A51K-0224
Multi-Scale Performance Assessment of State-of-the-Art Reference Grids for Precipitation over an Alpine Catchment in Northern Italy.

Friday, 18 December 2015
Poster Hall (Moscone South)
David Gampe, Ludwig Maximilians University of Munich, Munich, Germany
Abstract:
Precipitation plays a key role in the hydrological cycle and serves as a prominent variable in the meteo-hydrological modeling chain. Accurate assessment of precipitation in this context is of utmost importance to model hydrological quantities. Reference data sets for precipitation are furthermore required to evaluate and bias correct climate model simulations in order to better represent current regional conditions. Uncertainties increase when moving to higher spatial resolution, including small-scale processes, and more complex terrain.

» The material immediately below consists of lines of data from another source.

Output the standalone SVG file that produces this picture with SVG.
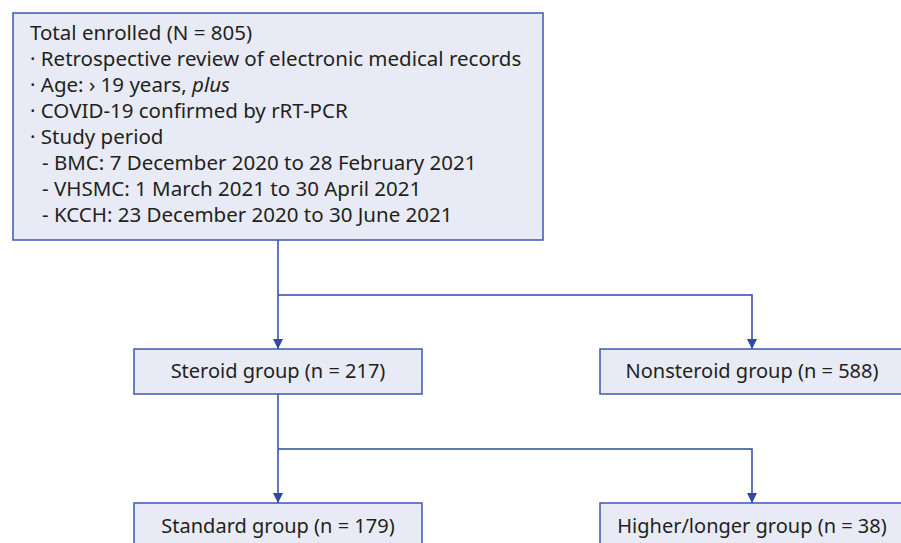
<svg xmlns="http://www.w3.org/2000/svg" width="901" height="543" viewBox="0 0 901 543">
<defs>
<style>
.box{fill:#e8ebf5;stroke:#3b58b2;stroke-width:1.5}
.t{font-family:"Noto Sans","Open Sans",sans-serif;font-size:20px;fill:#231f20}
.tt{font-size:20.5px}
.c{text-anchor:middle}
.ln{fill:none;stroke:#2e48a4;stroke-width:1.5}
</style>
<marker id="ah" viewBox="0 0 10 10" refX="10" refY="5" markerWidth="10" markerHeight="11" markerUnits="userSpaceOnUse" orient="auto">
<path d="M0,0 L10,5 L0,10 Z" fill="#2e48a4"/>
</marker>
</defs>
<rect width="901" height="543" fill="#ffffff"/>
<g id="connectors">
<path class="ln" d="M278,240 V295"/>
<path class="ln" d="M278,295 V349" marker-end="url(#ah)"/>
<path class="ln" d="M278,295 H752 V349" marker-end="url(#ah)"/>
<path class="ln" d="M278,394 V449"/>
<path class="ln" d="M278,449 V503" marker-end="url(#ah)"/>
<path class="ln" d="M278,449 H752 V503" marker-end="url(#ah)"/>
</g>
<g id="total">
<rect class="box" x="13" y="13" width="530" height="227"/>
<text class="t tt" x="30" y="40">Total enrolled (N = 805)</text>
<text class="t tt" x="30" y="66">· Retrospective review of electronic medical records</text>
<text class="t tt" x="30" y="92">· Age: › 19 years, <tspan font-style="italic">plus</tspan></text>
<text class="t tt" x="30" y="118">· COVID-19 confirmed by rRT-PCR</text>
<text class="t tt" x="30" y="144">· Study period</text>
<text class="t tt" x="42" y="170">- BMC: 7 December 2020 to 28 February 2021</text>
<text class="t tt" x="42" y="196">- VHSMC: 1 March 2021 to 30 April 2021</text>
<text class="t tt" x="42" y="222">- KCCH: 23 December 2020 to 30 June 2021</text>
</g>
<g id="steroid">
<rect class="box" x="134" y="349" width="288" height="45"/>
<text class="t c" x="278" y="378">Steroid group (n = 217)</text>
</g>
<g id="nonsteroid">
<rect class="box" x="600" y="349" width="310" height="45"/>
<text class="t c" x="752" y="378">Nonsteroid group (n = 588)</text>
</g>
<g id="standard">
<rect class="box" x="134" y="503" width="288" height="50"/>
<text class="t c" x="278" y="533">Standard group (n = 179)</text>
</g>
<g id="higher">
<rect class="box" x="600" y="503" width="310" height="50"/>
<text class="t c" x="752" y="533">Higher/longer group (n = 38)</text>
</g>
</svg>
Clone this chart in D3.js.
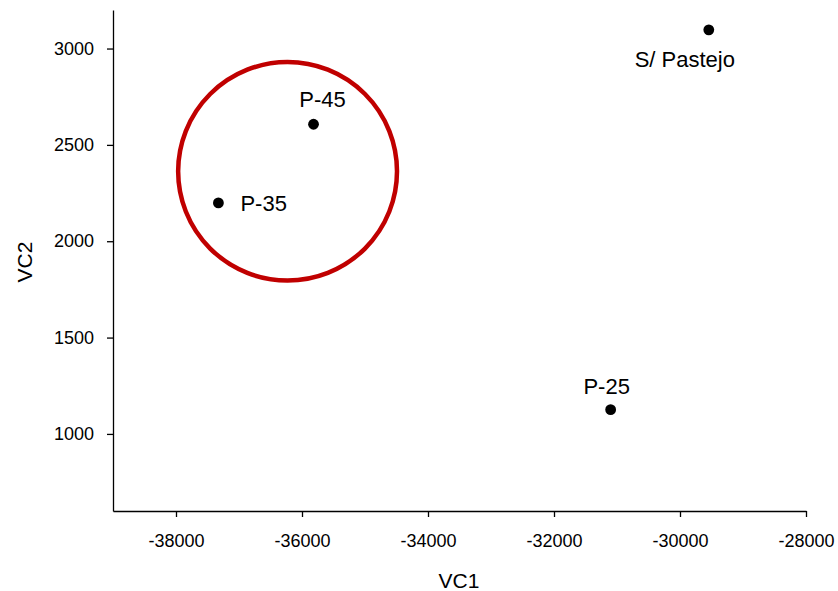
<!DOCTYPE html>
<html>
<head>
<meta charset="utf-8">
<script src="https://cdn.jsdelivr.net/npm/d3@7"></script>
<style>
  body { margin: 0; background: #fff; }
  svg { font-family: "Liberation Sans", Arial, sans-serif; }
  .axis path, .axis line { stroke: #000; stroke-width: 1.3px; }
  .axis text { font-size: 18px; fill: #000; }
</style>
</head>
<body>
<div class="chart"></div>
<script>
'use strict';
(function() {
  // Data
  var names = ['S/ Pastejo', 'P-45', 'P-35', 'P-25'];
  var vc1 = [-29543, -35817, -37327, -31101];
  var vc2 = [3097, 2607, 2199, 1126];
  var xTicks = [-38000, -36000, -34000, -32000, -30000, -28000];
  var yTicks = [1000, 1500, 2000, 2500, 3000];
  // Group circle: center and radii in data units
  var ring = { cx: -36229, cy: 2363, rx: 1737, ry: 567 };

  // Label offsets in px (anchor, dx, dy)
  var labelPos = [['middle', -24, 37], ['middle', 9, -17], ['start', 22, 8], ['middle', -4, -16]];

  //Width and height
  var w = 838;
  var h = 591;

  var x = d3.scaleLinear().domain([-39000, -28000]).range([113, 806]);
  var y = d3.scaleLinear().domain([600, 3200]).range([511, 10]);

  // plain hyphen for negatives, like the original
  var fmt = function(d) { return String(d); };

  var svg = d3.select('.chart')
    .append('svg')
    .attr('width', w)
    .attr('height', h);

  // X axis
  svg.append('g')
    .attr('class', 'axis')
    .attr('transform', 'translate(0,' + y(600) + ')')
    .call(d3.axisBottom(x).tickValues(xTicks).tickSize(6).tickSizeOuter(0).tickPadding(17).tickFormat(fmt));

  // Y axis
  svg.append('g')
    .attr('class', 'axis')
    .attr('transform', 'translate(' + x(-39000) + ',0)')
    .call(d3.axisLeft(y).tickValues(yTicks).tickSize(6).tickSizeOuter(0).tickPadding(13).tickFormat(fmt));

  svg.selectAll('.axis .domain').attr('fill', 'none');
  svg.selectAll('.axis text').attr('font-family', '"Liberation Sans", Arial, sans-serif');

  // Axis titles
  svg.append('text')
    .attr('x', 459)
    .attr('y', 588)
    .attr('text-anchor', 'middle')
    .attr('font-size', '21px')
    .text('VC1');

  svg.append('text')
    .attr('transform', 'translate(32,' + 262 + ') rotate(-90)')
    .attr('text-anchor', 'middle')
    .attr('font-size', '21px')
    .text('VC2');

  // Circle around group
  svg.append('ellipse')
    .attr('cx', x(ring.cx))
    .attr('cy', y(ring.cy))
    .attr('rx', x(ring.cx + ring.rx) - x(ring.cx))
    .attr('ry', y(ring.cy) - y(ring.cy + ring.ry))
    .attr('fill', 'none')
    .attr('stroke', '#c00000')
    .attr('stroke-width', 4.5);

  // Points
  svg.append('g')
    .selectAll('circle')
    .data(names)
    .enter()
    .append('circle')
    .attr('cx', function(d, i) { return x(vc1[i]); })
    .attr('cy', function(d, i) { return y(vc2[i]); })
    .attr('r', 5.4)
    .attr('fill', '#000');

  // Labels
  svg.append('g')
    .selectAll('text')
    .data(names)
    .enter()
    .append('text')
    .attr('x', function(d, i) { return x(vc1[i]) + labelPos[i][1]; })
    .attr('y', function(d, i) { return y(vc2[i]) + labelPos[i][2]; })
    .attr('text-anchor', function(d, i) { return labelPos[i][0]; })
    .attr('font-size', '22px')
    .text(function(d) { return d; });
})();
</script>
</body>
</html>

In this study a high resolution reference data set derived from over 150 observation stations is applied to evaluate the performance of state-of-the-art reference data sets over the mountainous Adige catchment (~ 12,000 km²), located in Northern Italy with elevations up to 3800 m. A variety of reference data sets is available at various spatial resolutions ranging from several km to climate model scale at 2°. These data sets stem either directly from observations or re-analysis simulations, with or without assimilated precipitation, or are estimated by remote sensing approaches. Comparison is performed at various spatial resolutions corresponding to those of the applied precipitation data sets. Furthermore, an intercomparison of these is conducted at the corresponding resolutions, where higher resolved data sets are aggregated to the target resolution. This procedure allows for a thorough analysis without penalizing global data sets at coarse resolution.

The main objective of this study hence is to address and quantify uncertainties of these coarse data sets. Additionally, whether they perform acceptable on catchment scale and can be applied for bias correction and model calibration, or if regional high resolution data sets outperform these data sets significantly.